'''

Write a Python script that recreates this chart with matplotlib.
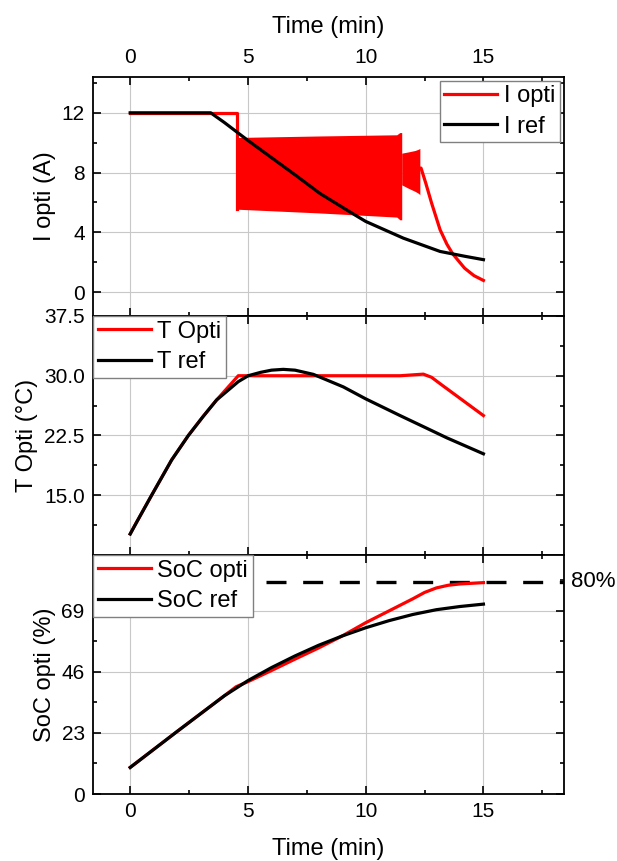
import matplotlib
matplotlib.use('Agg')
import matplotlib.pyplot as plt
from matplotlib.ticker import MultipleLocator
import matplotlib.transforms as mtransforms

plt.rcParams['font.family'] = ['Liberation Sans', 'DejaVu Sans']
plt.rcParams['font.size'] = 15

# ---- data ----
# current
t_iopti_flat = [0, 4.52, 4.52]
i_opti_flat = [12, 12, 5.55]
# fast switching region, drawn as its envelope
t_band1 = [4.52, 8.0, 11.32, 11.45, 11.53]
band1_hi = [10.35, 10.45, 10.53, 10.68, 10.68]
band1_lo = [5.55, 5.3, 5.02, 4.84, 4.84]
t_band2 = [11.53, 11.8, 12.1, 12.25, 12.3]
band2_hi = [9.3, 9.38, 9.48, 9.57, 9.62]
band2_lo = [7.18, 6.96, 6.74, 6.6, 6.51]
t_idecay = [12.25, 12.35, 12.55, 12.8, 13.16, 13.45, 13.7, 14.2, 14.6, 15.0]
i_decay = [8.3, 8.3, 7.3, 5.95, 4.17, 3.2, 2.55, 1.6, 1.1, 0.78]

t_iref = [0, 3.42, 4, 5, 6, 7, 8.06, 9.41, 10, 11.6, 13.16, 14.2, 15]
i_ref = [12, 12, 11.35, 10.15, 9.0, 7.85, 6.6, 5.29, 4.73, 3.61, 2.72, 2.4, 2.17]

# temperature
t_topti = [0, 0.27, 0.91, 1.76, 2.47, 3.1, 3.67, 4.59, 11.46, 12.45, 12.8,
           13.16, 15.0]
T_opti = [10.14, 11.6, 15.0, 19.43, 22.5, 24.9, 26.96, 30.0, 30.0, 30.2, 29.8,
          29.0, 25.0]
t_tref = [0, 0.27, 0.91, 1.76, 2.47, 3.1, 3.67, 4.59, 5.01, 5.53, 6.0, 6.5,
          7.0, 7.78, 9.05, 10, 11.46, 12.6, 13.45, 15]
T_ref = [10.14, 11.6, 15.0, 19.43, 22.5, 24.9, 26.96, 29.26, 30.0, 30.42, 30.7,
         30.8, 30.7, 30.17, 28.6, 27.1, 25.0, 23.4, 22.2, 20.2]

# state of charge
t_soc = [0, 1, 2, 3, 4, 4.5, 5, 6, 7, 8, 9, 10, 11, 12, 12.5, 13, 13.5, 14, 15]
soc_opti = [10, 16.8, 23.6, 30.3, 37, 40.4, 42.3, 46.5, 50.8, 55, 59.5, 64.5,
            69, 73.5, 75.9, 77.6, 78.6, 79.1, 79.6]
t_socref = [0, 1, 2, 3, 4, 5, 6, 7, 8, 9, 10, 11, 12, 13, 14, 15]
soc_ref = [10, 16.8, 23.6, 30.3, 37, 42.7, 47.6, 52, 56, 59.5, 62.6, 65.3,
           67.6, 69.4, 70.6, 71.5]
soc_target = 80
t_target = [5.75, 18.4]

xticks = [0, 5, 10, 15]

fig = plt.figure(figsize=(6.17, 8.61), dpi=100)
left, width, h = 0.1507, 0.7626, 0.2776
ax1 = fig.add_axes([left, 0.6330, width, h])
ax2 = fig.add_axes([left, 0.3554, width, h])
ax3 = fig.add_axes([left, 0.0778, width, h])

lw = 2.3
red = '#ff0000'

# top panel
ax1.fill_between(t_band1, band1_lo, band1_hi, color=red, lw=0, zorder=3)
ax1.fill_between(t_band2, band2_lo, band2_hi, color=red, lw=0, zorder=3)
ax1.plot(t_iopti_flat, i_opti_flat, color=red, lw=lw, zorder=3, label='I opti')
ax1.plot(t_idecay, i_decay, color=red, lw=lw, zorder=3)
ax1.plot(t_iref, i_ref, color='k', lw=lw, zorder=4, label='I ref')
ax1.set_ylim(-1.6, 14.4)
ax1.set_yticks([0, 4, 8, 12])
ax1.yaxis.set_minor_locator(MultipleLocator(2))
ax1.set_ylabel('I opti (A)', fontsize=17, labelpad=4)
ax1.xaxis.set_label_position('top')
ax1.set_xlabel('Time (min)', fontsize=17, labelpad=11)

# middle panel
ax2.plot(t_topti, T_opti, color=red, lw=lw, zorder=3, label='T Opti')
ax2.plot(t_tref, T_ref, color='k', lw=lw, zorder=4, label='T ref')
ax2.set_ylim(7.5, 37.5)
ax2.set_yticks([15, 22.5, 30, 37.5])
ax2.set_yticklabels(['15.0', '22.5', '30.0', '37.5'])
ax2.yaxis.set_minor_locator(MultipleLocator(3.75))
ax2.set_ylabel('T Opti (°C)', fontsize=17, labelpad=4)

# bottom panel
ax3.plot(t_soc, soc_opti, color=red, lw=lw, zorder=3, label='SoC opti')
ax3.plot(t_socref, soc_ref, color='k', lw=lw, zorder=4, label='SoC ref')
ax3.plot(t_target, [soc_target, soc_target], color='k', lw=2.4,
         dashes=(6, 5), zorder=2)
trans = mtransforms.blended_transform_factory(ax3.transAxes, ax3.transData)
ax3.text(1.016, soc_target, '80%', transform=trans, fontsize=16,
         va='center', ha='left')
ax3.set_ylim(0, 90)
ax3.set_yticks([0, 23, 46, 69])
ax3.yaxis.set_minor_locator(MultipleLocator(11.5))
ax3.set_ylabel('SoC opti (%)', fontsize=17, labelpad=4)
ax3.set_xlabel('Time (min)', fontsize=17, labelpad=12)

for ax in (ax1, ax2, ax3):
    ax.set_xlim(-1.58, 18.4)
    ax.set_xticks(xticks)
    ax.xaxis.set_minor_locator(MultipleLocator(2.5))
    ax.grid(True, which='major', color='#c8c8c8', lw=0.8, zorder=0)
    ax.set_axisbelow(True)
    for s in ax.spines.values():
        s.set_linewidth(1.3)
    ax.tick_params(which='both', direction='in', top=True, right=True,
                   width=1.2, labelsize=15)
    ax.tick_params(which='major', length=6)
    ax.tick_params(which='minor', length=3)
    ax.tick_params(axis='y', pad=6)

ax1.tick_params(axis='x', labeltop=True, labelbottom=False, pad=7)
ax2.tick_params(axis='x', labeltop=False, labelbottom=False)
ax3.tick_params(axis='x', labeltop=False, labelbottom=True, pad=6)

leg_kw = dict(fontsize=17, frameon=True, fancybox=False, framealpha=1,
              edgecolor='#808080', handlelength=2.25, handletextpad=0.27,
              borderpad=0.2, labelspacing=0.35)
l1 = ax1.legend(loc='upper right', borderaxespad=0.15, **leg_kw)
l2 = ax2.legend(loc='upper left', borderaxespad=0.0, **leg_kw)
l3 = ax3.legend(loc='upper left', borderaxespad=0.0, **leg_kw)
for l in (l1, l2, l3):
    l.get_frame().set_linewidth(1.0)
    l.set_zorder(5)

fig.savefig('out.png', dpi=100)
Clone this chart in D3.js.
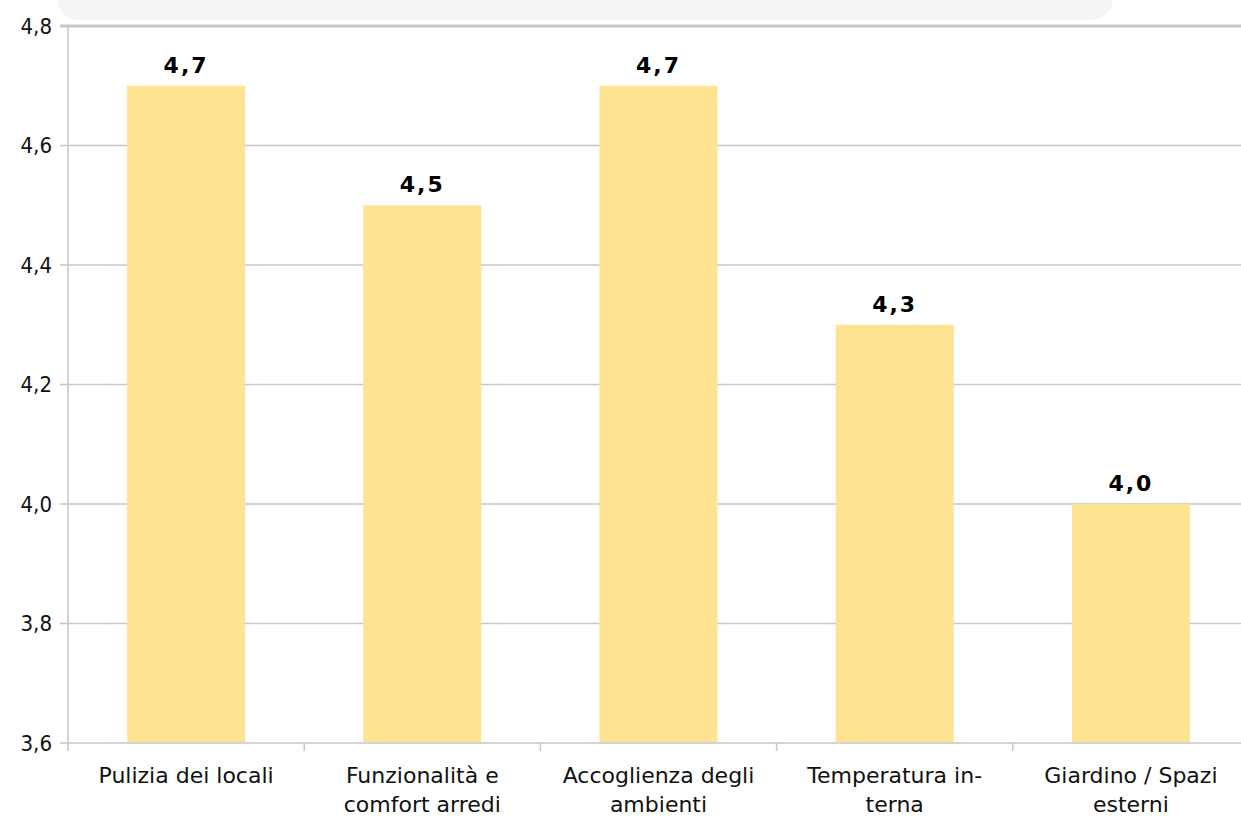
<!DOCTYPE html>
<html>
<head>
<meta charset="utf-8">
<script src="https://cdn.jsdelivr.net/npm/d3@7"></script>
<style>
  body { margin: 0; background: #fff; }
  svg { display: block; font-family: "DejaVu Sans", Verdana, sans-serif; }
</style>
</head>
<body>
<div id="chart"></div>
<script>
// categories (two lines each) and mean scores
const categories = [
  ["Pulizia dei locali"],
  ["Funzionalità e", "comfort arredi"],
  ["Accoglienza degli", "ambienti"],
  ["Temperatura in-", "terna"],
  ["Giardino / Spazi", "esterni"]
];
const scores = [4.7, 4.5, 4.7, 4.3, 4.0];
const yTicks = [3.6, 3.8, 4.0, 4.2, 4.4, 4.6, 4.8];

const W = 1241, H = 817;
const margin = {left: 68, top: 26, bottom: 74};
const plotW = 1181;

const svg = d3.select("#chart").append("svg")
  .attr("width", W).attr("height", H);

// cut-off title box at the top
svg.append("rect")
  .attr("x", 57).attr("y", -40)
  .attr("width", 1056).attr("height", 60)
  .attr("rx", 22)
  .attr("fill", "#f6f4f5");

const x = d3.scaleBand()
  .domain(d3.range(categories.length))
  .range([margin.left, margin.left + plotW])
  .paddingInner(0.5).paddingOuter(0.25);

const y = d3.scaleLinear()
  .domain([3.6, 4.8])
  .range([H - margin.bottom, margin.top]);

const fmt = v => d3.format(".1f")(v).replace(".", ",");

// gridlines
svg.append("g").selectAll("line")
  .data(yTicks).enter().append("line")
    .attr("x1", 60).attr("x2", W)
    .attr("y1", d => y(d)).attr("y2", d => y(d))
    .attr("stroke", "#c6c6c6")
    .attr("stroke-width", d => d === 4.8 ? 3 : 1.5);

// y axis line
svg.append("line")
  .attr("x1", margin.left).attr("x2", margin.left)
  .attr("y1", y(4.8)).attr("y2", y(3.6) + 8)
  .attr("stroke", "#c6c6c6").attr("stroke-width", 1.5);

// y tick labels
svg.append("g").selectAll("text")
  .data(yTicks).enter().append("text")
    .attr("x", 52).attr("y", d => y(d))
    .attr("dy", "0.36em")
    .attr("text-anchor", "end")
    .attr("font-family", "'DejaVu Sans Condensed', 'DejaVu Sans', sans-serif")
    .attr("font-size", 22)
    .attr("fill", "#111")
    .text(fmt);

// x category separators
const step = x.step();
svg.append("g").selectAll("line")
  .data(d3.range(1, categories.length)).enter().append("line")
    .attr("x1", d => margin.left + d * step)
    .attr("x2", d => margin.left + d * step)
    .attr("y1", y(3.6)).attr("y2", y(3.6) + 8)
    .attr("stroke", "#c6c6c6").attr("stroke-width", 1.5);

// bars
svg.append("g").selectAll("rect")
  .data(scores).enter().append("rect")
    .attr("x", (d, i) => x(i))
    .attr("width", x.bandwidth())
    .attr("y", d => y(d))
    .attr("height", d => y(3.6) - y(d) - 1)
    .attr("fill", "#fee492");

// value labels
svg.append("g").selectAll("text")
  .data(scores).enter().append("text")
    .attr("x", (d, i) => x(i) + x.bandwidth() / 2)
    .attr("y", d => y(d) - 13)
    .attr("text-anchor", "middle")
    .attr("font-size", 22)
    .attr("font-weight", "bold")
    .attr("letter-spacing", 2)
    .attr("fill", "#000")
    .text(fmt);

// category labels
const lab = svg.append("g").selectAll("text")
  .data(categories).enter().append("text")
    .attr("text-anchor", "middle")
    .attr("font-size", 22)
    .attr("fill", "#111");
lab.selectAll("tspan")
  .data((d, i) => d.map(s => ({s, i})))
  .enter().append("tspan")
    .attr("x", d => x(d.i) + x.bandwidth() / 2)
    .attr("y", (d, j) => 783 + j * 29)
    .text(d => d.s);
</script>
</body>
</html>
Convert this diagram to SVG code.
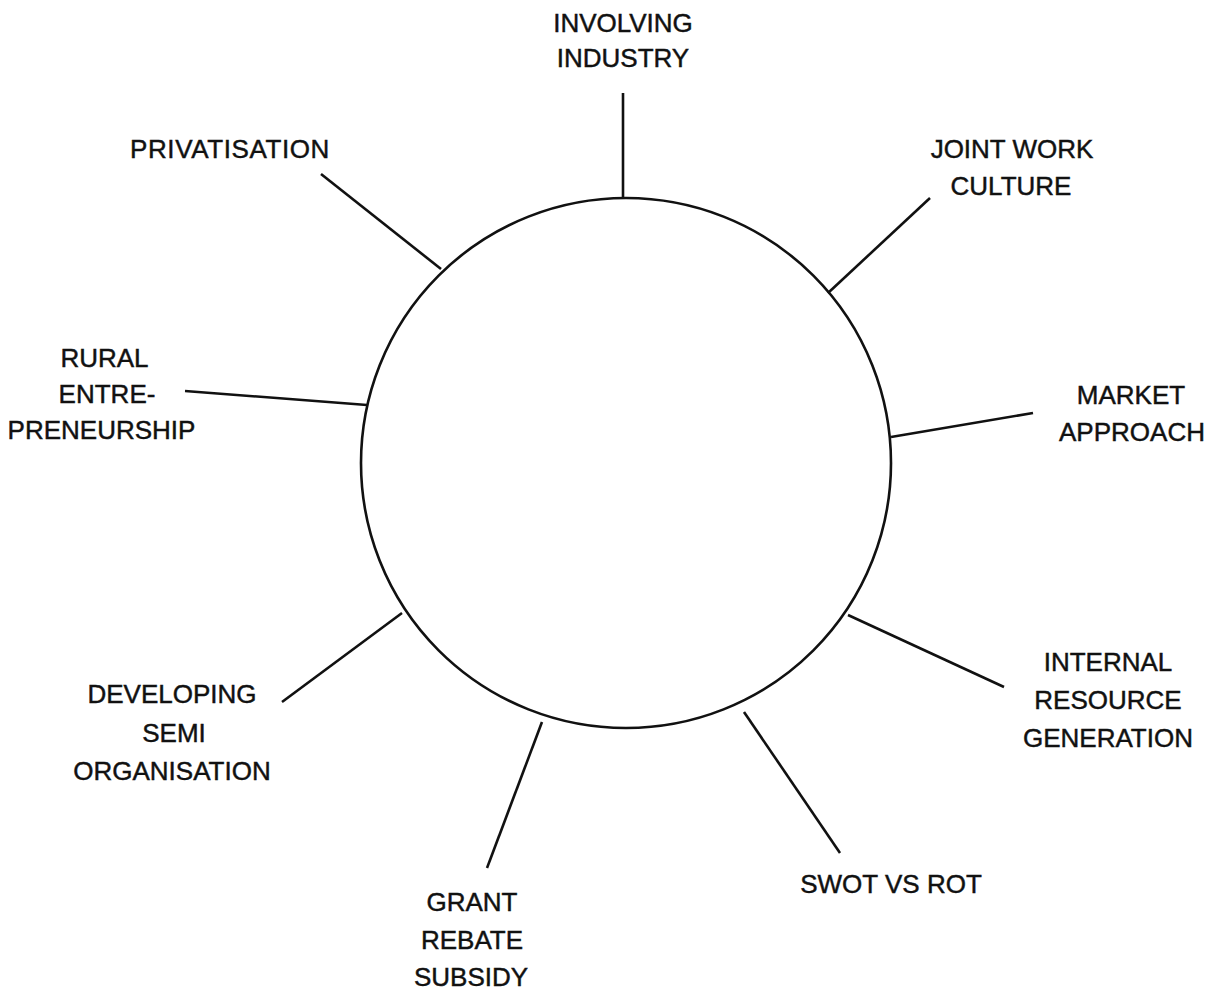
<svg xmlns="http://www.w3.org/2000/svg" width="1223" height="992" viewBox="0 0 1223 992">
  <style>
    .lbl { font-family: "Liberation Sans", Arial, sans-serif; font-size: 26px; fill: #111; stroke: #111; stroke-width: 0.45; text-anchor: middle; }
    .ray { stroke: #111; stroke-width: 2.6; fill: none; stroke-linecap: butt; }
    .hub { stroke: #111; stroke-width: 2.6; fill: #fff; }
  </style>
  <rect width="1223" height="992" fill="#fff"/>

  <!-- central circle -->
  <g id="hub">
    <circle class="hub" cx="626" cy="463" r="265"/>
  </g>

  <!-- spokes from the circle out to each label -->
  <g id="connectors">
    <line class="ray" x1="623" y1="93" x2="623" y2="198"/>
    <line class="ray" x1="321" y1="174" x2="441" y2="269"/>
    <line class="ray" x1="930" y1="198" x2="828" y2="293"/>
    <line class="ray" x1="185" y1="391" x2="367" y2="405"/>
    <line class="ray" x1="1033" y1="413" x2="891" y2="437"/>
    <line class="ray" x1="848" y1="615" x2="1004" y2="687"/>
    <line class="ray" x1="744" y1="712" x2="840" y2="853"/>
    <line class="ray" x1="282" y1="702" x2="402" y2="613"/>
    <line class="ray" x1="542" y1="722" x2="487" y2="868"/>
  </g>

  <g id="involving-industry">
    <text class="lbl" x="623" y="32">INVOLVING</text>
    <text class="lbl" x="623" y="67">INDUSTRY</text>
  </g>
  <g id="privatisation">
    <text class="lbl" x="230" y="158" letter-spacing="0.6">PRIVATISATION</text>
  </g>
  <g id="joint-work-culture">
    <text class="lbl" x="1012" y="158">JOINT WORK</text>
    <text class="lbl" x="1011" y="195">CULTURE</text>
  </g>
  <g id="rural-entrepreneurship">
    <text class="lbl" x="104.5" y="367">RURAL</text>
    <text class="lbl" x="107" y="403">ENTRE-</text>
    <text class="lbl" x="101.5" y="439">PRENEURSHIP</text>
  </g>
  <g id="market-approach">
    <text class="lbl" x="1131" y="404">MARKET</text>
    <text class="lbl" x="1132" y="441">APPROACH</text>
  </g>
  <g id="internal-resource-generation">
    <text class="lbl" x="1108" y="671">INTERNAL</text>
    <text class="lbl" x="1108" y="709">RESOURCE</text>
    <text class="lbl" x="1108" y="747">GENERATION</text>
  </g>
  <g id="swot-vs-rot">
    <text class="lbl" x="891" y="893">SWOT VS ROT</text>
  </g>
  <g id="developing-semi-organisation">
    <text class="lbl" x="172" y="703">DEVELOPING</text>
    <text class="lbl" x="174" y="742">SEMI</text>
    <text class="lbl" x="172" y="780">ORGANISATION</text>
  </g>
  <g id="grant-rebate-subsidy">
    <text class="lbl" x="472" y="911">GRANT</text>
    <text class="lbl" x="472" y="949">REBATE</text>
    <text class="lbl" x="471" y="986">SUBSIDY</text>
  </g>
</svg>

'''

### WHAT IS BEING ASKED
Exactly restate the lines from the beginning of the data through the line with "plt.rcParams['font.size'] = 15", and no others, keeping pictures out.

### SOLUTION FOR THIS PROBLEM
Write a Python script that recreates this chart with matplotlib.
import matplotlib
matplotlib.use('Agg')
import matplotlib.pyplot as plt
from matplotlib.ticker import MultipleLocator
import matplotlib.transforms as mtransforms

plt.rcParams['font.family'] = ['Liberation Sans', 'DejaVu Sans']
plt.rcParams['font.size'] = 15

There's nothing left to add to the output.